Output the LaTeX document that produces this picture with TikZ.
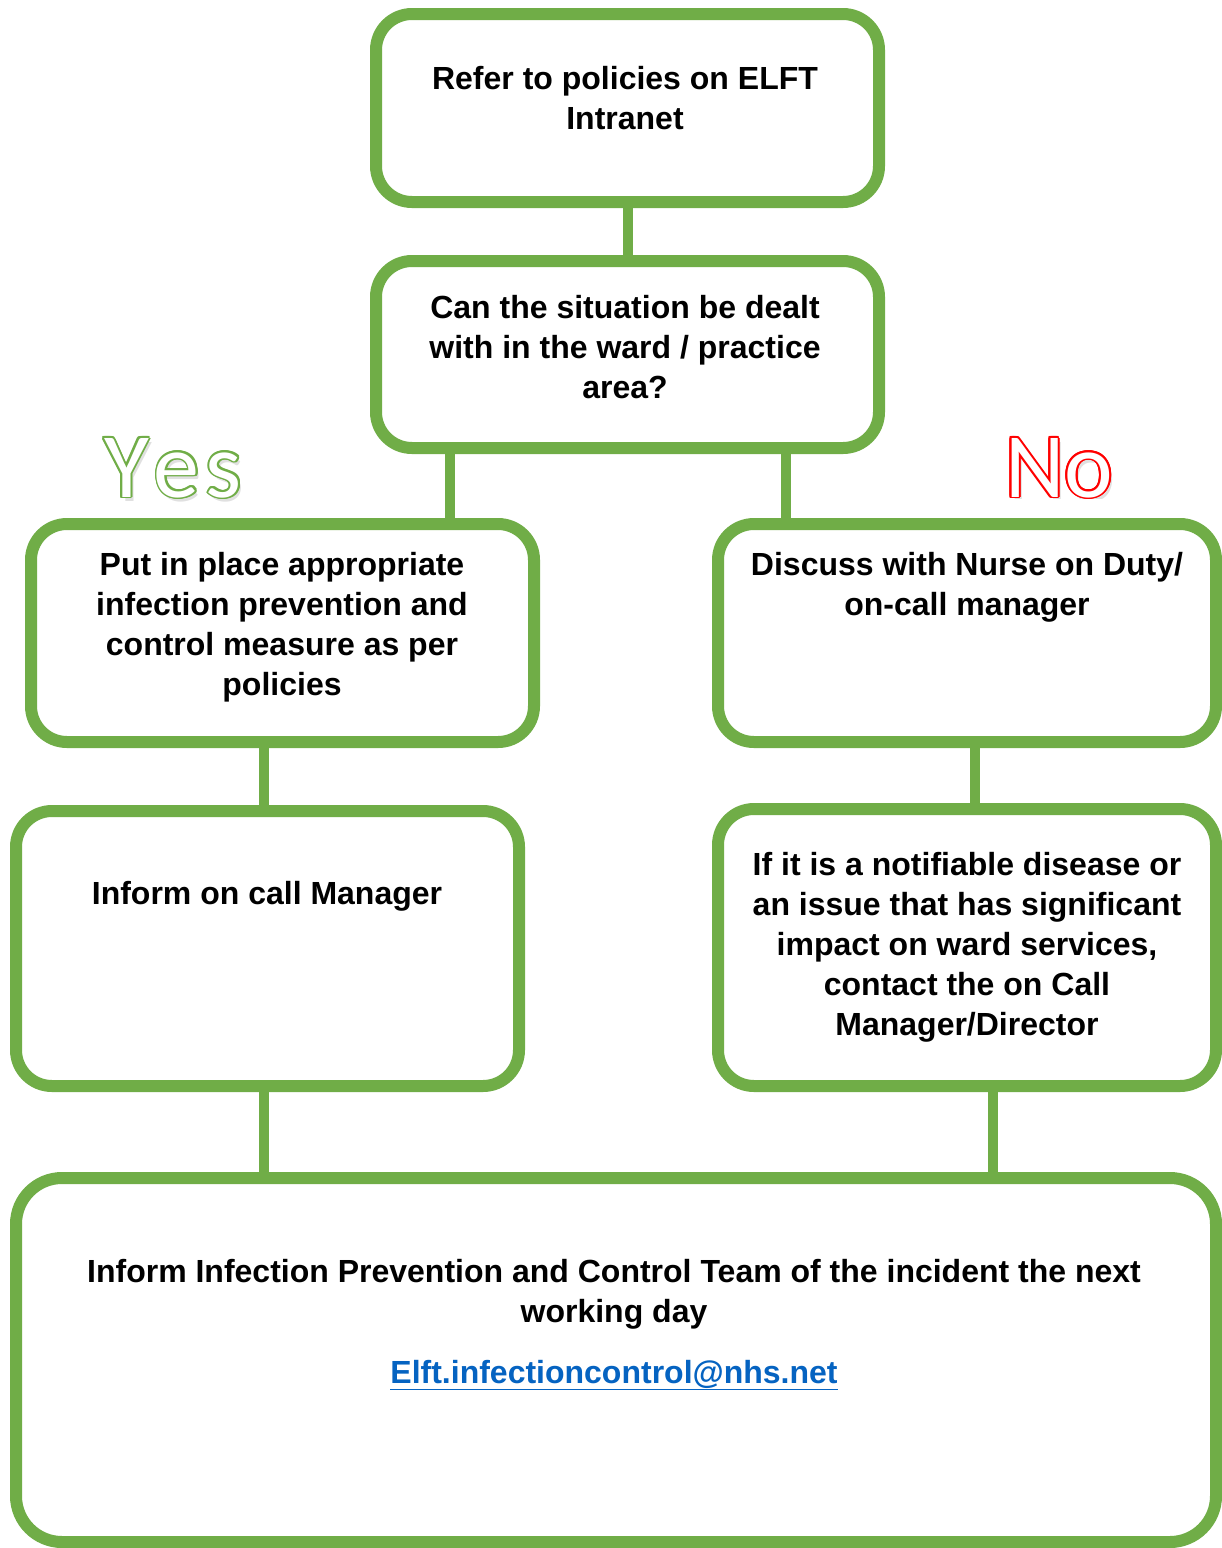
\documentclass[tikz,border=0pt]{standalone}
\usepackage{fontspec}
\setmainfont{Liberation Sans}
\newfontfamily\wordfont{Carlito}
\usetikzlibrary{calc}

\definecolor{boxgreen}{HTML}{70AD47}
\definecolor{nored}{HTML}{FF0000}
\definecolor{mailblue}{HTML}{0563C1}

\newcommand{\yesword}{Y\kern5pt e\kern6pt s}

\tikzset{
  panel/.style={draw=boxgreen, line width=12pt, rounded corners=36pt, fill=white, inner sep=0pt},
  bodytext/.style={font=\bfseries\fontsize{32}{40}\selectfont, align=center, inner sep=0pt},
  joint/.style={draw=boxgreen, line width=10pt},
  bigword/.style={font=\wordfont\fontsize{92}{92}\selectfont, inner sep=0pt, anchor=base west}
}

\begin{document}
\begin{tikzpicture}[x=1pt,y=-1pt]
                \useasboundingbox (0,0) rectangle (1222,1548);
                % boxes
                \node[panel, minimum width=503pt, minimum height=188pt] (refer) at (627.5,108) {};
                \node[panel, minimum width=503pt, minimum height=187pt] (situation) at (627.5,354.5) {};
                \node[panel, minimum width=503pt, minimum height=218pt] (put) at (282.5,633) {};
                \node[panel, minimum width=498pt, minimum height=218pt] (discuss) at (967,633) {};
                \node[panel, minimum width=503pt, minimum height=275pt] (inform) at (267.5,948.5) {};
                \node[panel, minimum width=498pt, minimum height=277pt] (notify) at (967,947.5) {};
                \node[panel, minimum width=1200pt, minimum height=364pt, rounded corners=46pt] (team) at (616,1360) {};
                % connectors
                \draw[joint] (refer.south) -- (situation.north);
                \draw[joint] ([xshift=-178pt]situation.south) -- ([xshift=-178pt]situation.south |- put.north);
                \draw[joint] ([xshift=158pt]situation.south) -- ([xshift=158pt]situation.south |- discuss.north);
                \draw[joint] ([xshift=-19pt]put.south) -- ([xshift=-19pt]put.south |- inform.north);
                \draw[joint] ([xshift=8pt]discuss.south) -- ([xshift=8pt]discuss.south |- notify.north);
                \draw[joint] ([xshift=-4pt]inform.south) -- ([xshift=-4pt]inform.south |- team.north);
                \draw[joint] ([xshift=26pt]notify.south) -- ([xshift=26pt]notify.south |- team.north);
                % texts
                \node[bodytext] (refertxt) at (625,98) {Refer to policies on ELFT\\Intranet};
                \node[bodytext] (situationtxt) at (625,347) {Can the situation be dealt\\with in the ward / practice\\area?};
                \node[bodytext] (puttxt) at (282,627) {Put in place appropriate\\infection prevention and\\control measure as per\\policies};
                \node[bodytext] (discusstxt) at (967,587) {Discuss with Nurse on Duty/\\on-call manager};
                \node[bodytext] (informtxt) at (267,896) {Inform on call Manager};
                \node[bodytext] (notifytxt) at (967,947) {If it is a notifiable disease or\\an issue that has significant\\impact on ward services,\\contact the on Call\\Manager/Director};
                \node[bodytext] (teamtxt) at (614,1294) {Inform Infection Prevention and Control Team of the incident the next\\working day};
                \node[bodytext, text=mailblue] (mailtxt) at (614,1375) {\underline{Elft.infectioncontrol@nhs.net}};
                % Yes
                \coordinate (yespos) at (104,497);
                \node[bigword, text=black, opacity=0.12] (yesshade) at ([shift={(3,4)}]yespos) {\yesword};
                \foreach \ang [count=\k] in {0,22.5,...,337.5}
                  \node[bigword, text=boxgreen] (yesrim\k) at ([shift={(\ang:1.8)}]yespos) {\yesword};
                \node[bigword, text=white] (yestxt) at (yespos) {\yesword};
                % No
                \begin{scope}
                  \clip (990,400) rectangle (1140,498);
                  \coordinate (nopos) at (1005,497);
                  \node[bigword, text=black, opacity=0.12] (noshade) at ([shift={(3,4)}]nopos) {No};
                  \foreach \ang [count=\k] in {0,22.5,...,337.5}
                    \node[bigword, text=nored] (norim\k) at ([shift={(\ang:1.8)}]nopos) {No};
                  \node[bigword, text=white] (notxt) at (nopos) {No};
                \end{scope}
            \end{tikzpicture}
\end{document}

§

Task objective: Word for word, quote the lines above. Omit the pictures.

Response to this exercise:
Output the LaTeX document that produces this picture with TikZ.
\documentclass[tikz,border=0pt]{standalone}
\usepackage{fontspec}
\setmainfont{Liberation Sans}
\newfontfamily\wordfont{Carlito}
\usetikzlibrary{calc}

\definecolor{boxgreen}{HTML}{70AD47}
\definecolor{nored}{HTML}{FF0000}
\definecolor{mailblue}{HTML}{0563C1}

\newcommand{\yesword}{Y\kern5pt e\kern6pt s}

\tikzset{
  panel/.style={draw=boxgreen, line width=12pt, rounded corners=36pt, fill=white, inner sep=0pt},
  bodytext/.style={font=\bfseries\fontsize{32}{40}\selectfont, align=center, inner sep=0pt},
  joint/.style={draw=boxgreen, line width=10pt},
  bigword/.style={font=\wordfont\fontsize{92}{92}\selectfont, inner sep=0pt, anchor=base west}
}

\begin{document}
\begin{tikzpicture}[x=1pt,y=-1pt]
                \useasboundingbox (0,0) rectangle (1222,1548);
                % boxes
                \node[panel, minimum width=503pt, minimum height=188pt] (refer) at (627.5,108) {};
                \node[panel, minimum width=503pt, minimum height=187pt] (situation) at (627.5,354.5) {};
                \node[panel, minimum width=503pt, minimum height=218pt] (put) at (282.5,633) {};
                \node[panel, minimum width=498pt, minimum height=218pt] (discuss) at (967,633) {};
                \node[panel, minimum width=503pt, minimum height=275pt] (inform) at (267.5,948.5) {};
                \node[panel, minimum width=498pt, minimum height=277pt] (notify) at (967,947.5) {};
                \node[panel, minimum width=1200pt, minimum height=364pt, rounded corners=46pt] (team) at (616,1360) {};
                % connectors
                \draw[joint] (refer.south) -- (situation.north);
                \draw[joint] ([xshift=-178pt]situation.south) -- ([xshift=-178pt]situation.south |- put.north);
                \draw[joint] ([xshift=158pt]situation.south) -- ([xshift=158pt]situation.south |- discuss.north);
                \draw[joint] ([xshift=-19pt]put.south) -- ([xshift=-19pt]put.south |- inform.north);
                \draw[joint] ([xshift=8pt]discuss.south) -- ([xshift=8pt]discuss.south |- notify.north);
                \draw[joint] ([xshift=-4pt]inform.south) -- ([xshift=-4pt]inform.south |- team.north);
                \draw[joint] ([xshift=26pt]notify.south) -- ([xshift=26pt]notify.south |- team.north);
                % texts
                \node[bodytext] (refertxt) at (625,98) {Refer to policies on ELFT\\Intranet};
                \node[bodytext] (situationtxt) at (625,347) {Can the situation be dealt\\with in the ward / practice\\area?};
                \node[bodytext] (puttxt) at (282,627) {Put in place appropriate\\infection prevention and\\control measure as per\\policies};
                \node[bodytext] (discusstxt) at (967,587) {Discuss with Nurse on Duty/\\on-call manager};
                \node[bodytext] (informtxt) at (267,896) {Inform on call Manager};
                \node[bodytext] (notifytxt) at (967,947) {If it is a notifiable disease or\\an issue that has significant\\impact on ward services,\\contact the on Call\\Manager/Director};
                \node[bodytext] (teamtxt) at (614,1294) {Inform Infection Prevention and Control Team of the incident the next\\working day};
                \node[bodytext, text=mailblue] (mailtxt) at (614,1375) {\underline{Elft.infectioncontrol@nhs.net}};
                % Yes
                \coordinate (yespos) at (104,497);
                \node[bigword, text=black, opacity=0.12] (yesshade) at ([shift={(3,4)}]yespos) {\yesword};
                \foreach \ang [count=\k] in {0,22.5,...,337.5}
                  \node[bigword, text=boxgreen] (yesrim\k) at ([shift={(\ang:1.8)}]yespos) {\yesword};
                \node[bigword, text=white] (yestxt) at (yespos) {\yesword};
                % No
                \begin{scope}
                  \clip (990,400) rectangle (1140,498);
                  \coordinate (nopos) at (1005,497);
                  \node[bigword, text=black, opacity=0.12] (noshade) at ([shift={(3,4)}]nopos) {No};
                  \foreach \ang [count=\k] in {0,22.5,...,337.5}
                    \node[bigword, text=nored] (norim\k) at ([shift={(\ang:1.8)}]nopos) {No};
                  \node[bigword, text=white] (notxt) at (nopos) {No};
                \end{scope}
            \end{tikzpicture}
\end{document}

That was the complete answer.